### GOAL
Quote every line below exactly and skip any picture.

### PROVIDED DATA
● ● ●

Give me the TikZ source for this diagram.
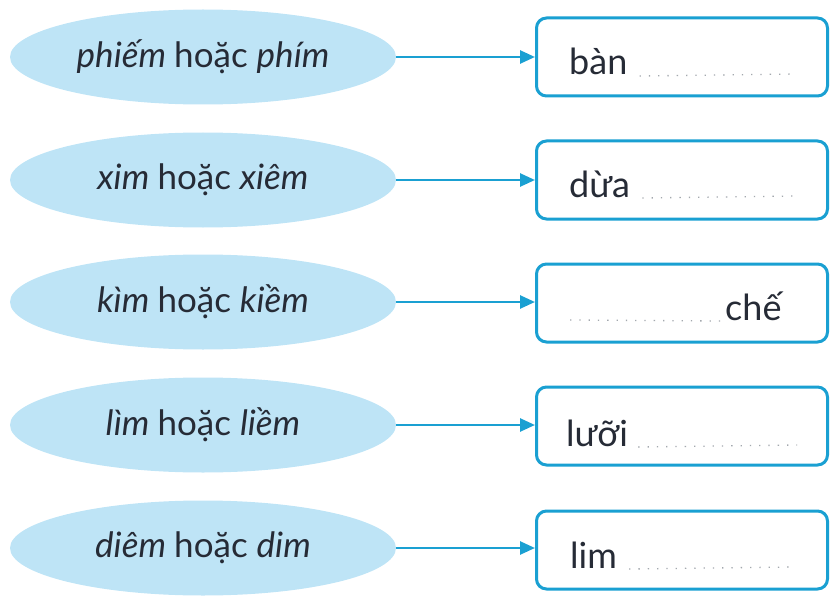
\documentclass[tikz,border=0pt]{standalone}
\usepackage{fontspec}
\setmainfont{Lato}
\usetikzlibrary{shapes.geometric,arrows.meta}
\definecolor{ellfill}{HTML}{BEE4F6}
\definecolor{edge}{HTML}{1AA0D2}
\definecolor{ink}{HTML}{262B36}
\definecolor{dotc}{HTML}{A3A8AE}
\tikzset{
  oval/.style={ellipse, fill=ellfill, draw=none, minimum width=386pt, minimum height=95pt, inner sep=0pt, text=ink, font=\fontsize{35}{40}\selectfont},
  slot/.style={rectangle, rounded corners=10pt, draw=edge, line width=3pt, fill=white, minimum width=291pt, minimum height=78pt, inner sep=0pt},
  word/.style={anchor=base west, inner sep=0pt, text=ink, font=\fontsize{36}{40}\selectfont},
  link/.style={draw=edge, line width=2.6pt, -{Triangle[length=15pt,width=13pt]}},
  dots/.style={draw=dotc, line width=1.3pt, dash pattern=on 1.3pt off 8pt}
}
\begin{document}
\begin{tikzpicture}[x=1pt,y=-1pt]
\useasboundingbox (0,0) rectangle (835,615);
% ovals
\node[oval] (e1) at (203,57) {\itshape phiếm \upshape hoặc \itshape phím};
\node[oval] (e2) at (203,180) {\itshape xim \upshape hoặc \itshape xiêm};
\node[oval] (e3) at (203,302) {\itshape kìm \upshape hoặc \itshape kiềm};
\node[oval] (e4) at (203,425) {\itshape lìm \upshape hoặc \itshape liềm};
\node[oval] (e5) at (203,548) {\itshape diêm \upshape hoặc \itshape dim};
% boxes
\node[slot] (b1) at (682,57) {};
\node[slot] (b2) at (682,180) {};
\node[slot] (b3) at (682,303) {};
\node[slot] (b4) at (682,426) {};
\node[slot] (b5) at (682,550) {};
% arrows
\draw[link] (e1.east) -- (e1.east -| b1.west);
\draw[link] (e2.east) -- (e2.east -| b2.west);
\draw[link] (e3.east) -- (e3.east -| b3.west);
\draw[link] (e4.east) -- (e4.east -| b4.west);
\draw[link] (e5.east) -- (e5.east -| b5.west);
% texts in boxes
\node[word] (t1) at (569,75) {bàn};
\coordinate (d1) at (797,74);
\draw[dots] ([xshift=12pt,yshift=-1pt]t1.base east) -- (d1);
\node[word] (t2) at (569,197) {dừa};
\coordinate (d2) at (797,196);
\draw[dots] ([xshift=12pt,yshift=-1pt]t2.base east) -- (d2);
\coordinate (d3) at (570,320);
\node[word] (t3) at (725,320) {chế};
\draw[dots] (d3) -- ([xshift=-4pt,yshift=-1pt]t3.base west);
\node[word] (t4) at (566,446) {lưỡi};
\coordinate (d4) at (797,445);
\draw[dots] ([xshift=10pt,yshift=-1pt]t4.base east) -- (d4);
\node[word] (t5) at (570,568) {lim};
\coordinate (d5) at (792,567);
\draw[dots] ([xshift=12pt,yshift=-1pt]t5.base east) -- (d5);
\end{tikzpicture}
\end{document}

● ● ●

### OUTPUT BELOW
Give me the TikZ source for this diagram.
\documentclass[tikz,border=0pt]{standalone}
\usepackage{fontspec}
\setmainfont{Lato}
\usetikzlibrary{shapes.geometric,arrows.meta}
\definecolor{ellfill}{HTML}{BEE4F6}
\definecolor{edge}{HTML}{1AA0D2}
\definecolor{ink}{HTML}{262B36}
\definecolor{dotc}{HTML}{A3A8AE}
\tikzset{
  oval/.style={ellipse, fill=ellfill, draw=none, minimum width=386pt, minimum height=95pt, inner sep=0pt, text=ink, font=\fontsize{35}{40}\selectfont},
  slot/.style={rectangle, rounded corners=10pt, draw=edge, line width=3pt, fill=white, minimum width=291pt, minimum height=78pt, inner sep=0pt},
  word/.style={anchor=base west, inner sep=0pt, text=ink, font=\fontsize{36}{40}\selectfont},
  link/.style={draw=edge, line width=2.6pt, -{Triangle[length=15pt,width=13pt]}},
  dots/.style={draw=dotc, line width=1.3pt, dash pattern=on 1.3pt off 8pt}
}
\begin{document}
\begin{tikzpicture}[x=1pt,y=-1pt]
\useasboundingbox (0,0) rectangle (835,615);
% ovals
\node[oval] (e1) at (203,57) {\itshape phiếm \upshape hoặc \itshape phím};
\node[oval] (e2) at (203,180) {\itshape xim \upshape hoặc \itshape xiêm};
\node[oval] (e3) at (203,302) {\itshape kìm \upshape hoặc \itshape kiềm};
\node[oval] (e4) at (203,425) {\itshape lìm \upshape hoặc \itshape liềm};
\node[oval] (e5) at (203,548) {\itshape diêm \upshape hoặc \itshape dim};
% boxes
\node[slot] (b1) at (682,57) {};
\node[slot] (b2) at (682,180) {};
\node[slot] (b3) at (682,303) {};
\node[slot] (b4) at (682,426) {};
\node[slot] (b5) at (682,550) {};
% arrows
\draw[link] (e1.east) -- (e1.east -| b1.west);
\draw[link] (e2.east) -- (e2.east -| b2.west);
\draw[link] (e3.east) -- (e3.east -| b3.west);
\draw[link] (e4.east) -- (e4.east -| b4.west);
\draw[link] (e5.east) -- (e5.east -| b5.west);
% texts in boxes
\node[word] (t1) at (569,75) {bàn};
\coordinate (d1) at (797,74);
\draw[dots] ([xshift=12pt,yshift=-1pt]t1.base east) -- (d1);
\node[word] (t2) at (569,197) {dừa};
\coordinate (d2) at (797,196);
\draw[dots] ([xshift=12pt,yshift=-1pt]t2.base east) -- (d2);
\coordinate (d3) at (570,320);
\node[word] (t3) at (725,320) {chế};
\draw[dots] (d3) -- ([xshift=-4pt,yshift=-1pt]t3.base west);
\node[word] (t4) at (566,446) {lưỡi};
\coordinate (d4) at (797,445);
\draw[dots] ([xshift=10pt,yshift=-1pt]t4.base east) -- (d4);
\node[word] (t5) at (570,568) {lim};
\coordinate (d5) at (792,567);
\draw[dots] ([xshift=12pt,yshift=-1pt]t5.base east) -- (d5);
\end{tikzpicture}
\end{document}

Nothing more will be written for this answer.